Muhammad Naeem's elder brother, Abdul Kabeer, aged 50, recounts their ordeal: "We live alongside the water channel (manda in Pashto). When Naeem's son fell into a small depression, we retrieved him after 10 minutes, but he had already succumbed on the spot. The deluge demolished our home's walls and swept away our possessions, yet no aid has reached us."

The populace remains ill-informed about water dynamics, as prolonged intervals without such heavy rains have left them unprepared for nature's onslaughts, a consequence of climate change. Consequently, lives and property are lost in these calamitous events.

Another family, en route from Quetta to Chaman for their son's engagement, faced tragedy. Asadullah, a Chaman resident, relays their harrowing tale: "Four perished when our car was swept away by the floodwaters. The driver, who miraculously survived, recounted being engulfed by the raging current in the midst of the waterway. We heard the cries of the children and rushed to witness the tragedy unfold."

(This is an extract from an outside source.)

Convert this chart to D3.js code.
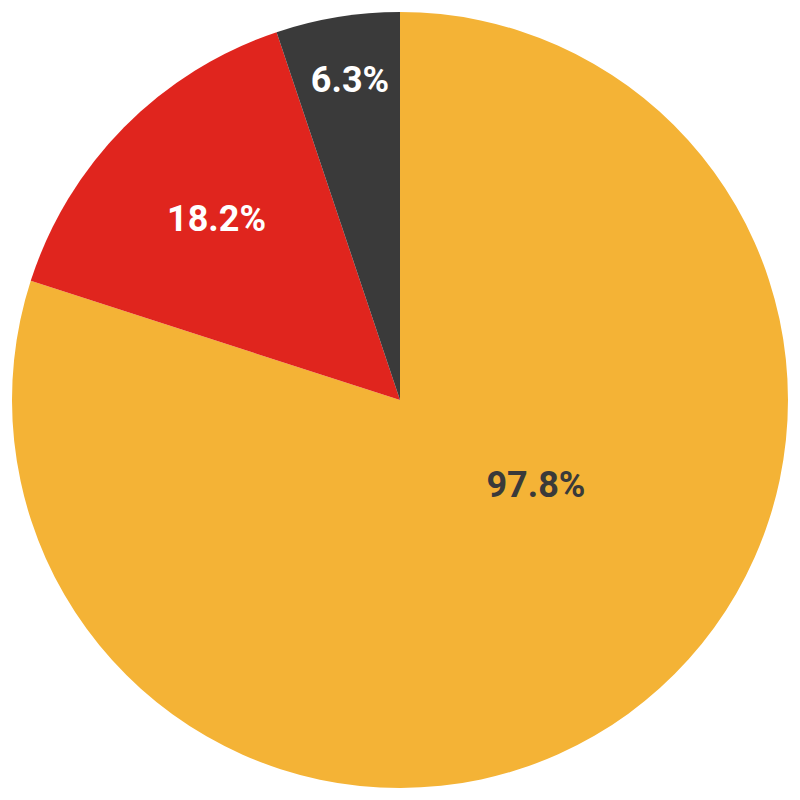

"As we struggled to rescue those trapped inside, four lives were lost, while one child remains missing. Over 30 minutes elapsed before the car resurfaced," adds Asadullah.

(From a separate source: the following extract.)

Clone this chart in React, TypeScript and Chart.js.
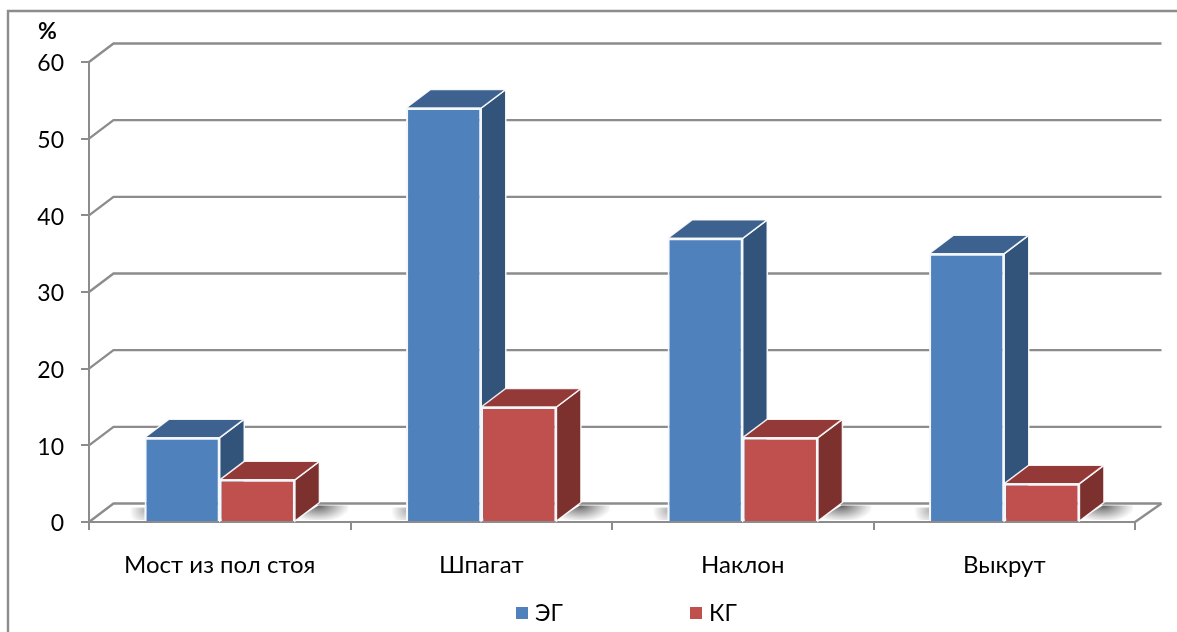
import React, { useEffect, useRef } from "react";
import { Chart, registerables } from "chart.js";

Chart.register(...registerables);

const categories = ["Мост из пол стоя", "Шпагат", "Наклон", "Выкрут"];
const egValues = [11, 54, 37, 35];
const kgValues = [5.5, 15, 11, 5];
const yMax = 60;
const yStep = 10;

const seriesStyles = [
  { label: "ЭГ", front: "#4F81BD", top: "#3D628F", side: "#32537A" },
  { label: "КГ", front: "#C0504D", top: "#933A38", side: "#7C312F" },
];

const LINE = "#8C8C8C";
const DEPTH_X = 24.5;
const DEPTH_Y = 18.5;
const UI_FONT = 'Lato, "Open Sans", sans-serif';

const quad = (ctx: CanvasRenderingContext2D, p: number[][], fill: string | CanvasGradient) => {
  ctx.beginPath();
  ctx.moveTo(p[0][0], p[0][1]);
  p.slice(1).forEach(([x, y]) => ctx.lineTo(x, y));
  ctx.closePath();
  ctx.fillStyle = fill;
  ctx.fill();
};

// Outer frame, back wall and floor of the 3D plot.
const backdrop = {
  id: "backdrop",
  beforeDatasetsDraw(chart: any) {
    const { ctx, chartArea } = chart;
    const y = chart.scales.y;
    const { left, right, bottom } = chartArea;
    ctx.save();
    ctx.strokeStyle = LINE;
    ctx.lineWidth = 2.4;
    ctx.beginPath();
    ctx.moveTo(8, chart.height);
    ctx.lineTo(8, 11);
    ctx.lineTo(chart.width, 11);
    ctx.stroke();

    y.ticks.forEach((t: any) => {
      const py = y.getPixelForValue(t.value);
      ctx.beginPath();
      ctx.moveTo(left, py);
      ctx.lineTo(left + DEPTH_X, py - DEPTH_Y);
      ctx.lineTo(right + DEPTH_X + 2, py - DEPTH_Y);
      ctx.stroke();
    });
    ctx.beginPath();
    ctx.moveTo(right, bottom);
    ctx.lineTo(right + DEPTH_X + 2, bottom - DEPTH_Y);
    ctx.stroke();

    // Soft floor shadows on either side of each bar group.
    const first = chart.getDatasetMeta(0).data;
    const second = chart.getDatasetMeta(1).data;
    const floorTop = bottom - DEPTH_Y + 2;
    const floorBottom = bottom - 2;
    first.forEach((bar: any, i: number) => {
      const lx = bar.x - bar.width / 2;
      const gl = ctx.createRadialGradient(lx, floorTop + 5, 0, lx, floorTop + 5, 15);
      gl.addColorStop(0, "rgba(120,120,120,0.55)");
      gl.addColorStop(1, "rgba(120,120,120,0)");
      quad(ctx, [[lx, floorTop + 2], [lx, floorBottom], [lx - 18, floorBottom], [lx - 18, floorTop + 2]], gl);

      const other = second[i];
      const rx = other.x + other.width / 2;
      const cx = rx + DEPTH_X - 1;
      // The shadow is stretched along the floor: wider than it is deep.
      ctx.save();
      ctx.beginPath();
      ctx.moveTo(rx, floorBottom);
      ctx.lineTo(cx, floorTop);
      ctx.lineTo(cx + 30, floorTop);
      ctx.lineTo(cx + 30, floorBottom);
      ctx.closePath();
      ctx.clip();
      ctx.translate(cx, floorTop);
      ctx.scale(1.35, 0.7);
      const gr = ctx.createRadialGradient(0, 0, 0, 0, 0, 24);
      gr.addColorStop(0, "rgba(85,85,85,0.95)");
      gr.addColorStop(0.5, "rgba(120,120,120,0.55)");
      gr.addColorStop(1, "rgba(140,140,140,0)");
      ctx.fillStyle = gr;
      ctx.fillRect(-40, -5, 80, 40);
      ctx.restore();
    });

    // Depth faces of the bars; the front faces are the chart's own bars.
    first.forEach((_: any, i: number) => {
      [0, 1].forEach((d) => {
        const bar = chart.getDatasetMeta(d).data[i];
        const style = seriesStyles[d];
        const x0 = bar.x - bar.width / 2;
        const x1 = bar.x + bar.width / 2;
        const top = bar.y;
        const base = bar.base;
        const sidePts = [[x1, top], [x1 + DEPTH_X, top - DEPTH_Y], [x1 + DEPTH_X, base - DEPTH_Y], [x1, base]];
        const topPts = [[x0, top], [x0 + DEPTH_X, top - DEPTH_Y], [x1 + DEPTH_X, top - DEPTH_Y], [x1, top]];
        ctx.strokeStyle = "rgba(255,255,255,0.9)";
        ctx.lineWidth = 1.5;
        quad(ctx, sidePts, style.side);
        ctx.stroke();
        quad(ctx, topPts, style.top);
        ctx.stroke();
      });
    });
    ctx.restore();
  },
  afterDraw(chart: any) {
    const { ctx } = chart;
    ctx.save();
    ctx.textBaseline = "middle";
    ctx.textAlign = "left";
    ctx.fillStyle = "#000";
    ctx.font = `bold 23px ${UI_FONT}`;
    ctx.fillText("%", 38, 32);

    // Legend entries come straight from the datasets.
    const slots = [516, 690];
    ctx.font = `23px ${UI_FONT}`;
    chart.data.datasets.forEach((ds: any, i: number) => {
      ctx.fillStyle = ds.backgroundColor;
      ctx.fillRect(slots[i], 607, 12, 12);
      ctx.fillStyle = "#000";
      ctx.fillText(ds.label, slots[i] + 19, 614);
    });
    ctx.restore();
  },
};

export default function App() {
  const ref = useRef<HTMLCanvasElement>(null);
  useEffect(() => {
    const chart = new Chart(ref.current!, {
      type: "bar",
      data: {
        labels: categories,
        datasets: [egValues, kgValues].map((data, i) => ({
          label: seriesStyles[i].label,
          data,
          backgroundColor: seriesStyles[i].front,
          borderColor: "#F4F7FB",
          borderWidth: 2,
          categoryPercentage: 0.575,
          barPercentage: 1,
        })),
      },
      plugins: [backdrop],
      options: {
        responsive: false,
        animation: false,
        layout: { padding: { left: 0, top: 62, right: 42, bottom: 0 } },
        plugins: { legend: { display: false }, tooltip: { enabled: false } },
        scales: {
          x: {
            afterFit: (s: any) => { s.height = 110; },
            grid: { drawOnChartArea: false, drawTicks: true, tickLength: 8, color: LINE, lineWidth: 2, offset: true },
            border: { color: LINE, width: 2 },
            ticks: { color: "#000", font: { family: UI_FONT, size: 24 }, padding: 21, maxRotation: 0 },
          },
          y: {
            min: 0,
            max: yMax,
            afterFit: (s: any) => { s.width = 89; },
            grid: { drawOnChartArea: false, drawTicks: true, tickLength: 8, color: LINE, lineWidth: 2 },
            border: { color: LINE, width: 2 },
            ticks: { stepSize: yStep, color: "#000", font: { family: UI_FONT, size: 23 }, padding: 17, labelOffset: 2 },
          },
        },
      },
    } as any);
    return () => chart.destroy();
  }, []);
  return (
    <div style={{ position: "absolute", left: 0, top: 0, width: 1177, height: 632, background: "#fff" }}>
      <canvas ref={ref} width={1177} height={632} style={{ display: "block" }} />
    </div>
  );
}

Despite local leaders cognizant of climate impacts and advocating for proactive measures, widespread illiteracy impedes community preparedness. Ignorant of the nuances of weather patterns, agriculture, and climate change, the populace remains unmoved, facing recurrent droughts, earthquakes, floods, storms, and erratic temperature fluctuations.

Mir Ahmed Khan, a prominent social and political activist, reflects on past warnings unheeded: "Our late political leader and agriculture expert, Abdul Hameed Khan, cautioned our tribesmen in Toba Achakzai against overexploiting fossil water and excessive irrigation for apple orchards, foreseeing a future devoid of subterranean water resources."

Regrettably, locals derided his foresight, dismissing it as madness. Yet, when the drought struck in 1994, precipitating the demise of once-prosperous apple orchards, valued in millions of Pakistani rupees, his words echoed with bitter truth, laments Mir Ahmed Khan.

Concerns abound for the future, with no concrete governmental initiatives at the federal or provincial levels to educate, assist, support, or rehabilitate affected communities. Unless proactive measures are undertaken, these disasters will continue to wreak havoc with each passing weather anomaly.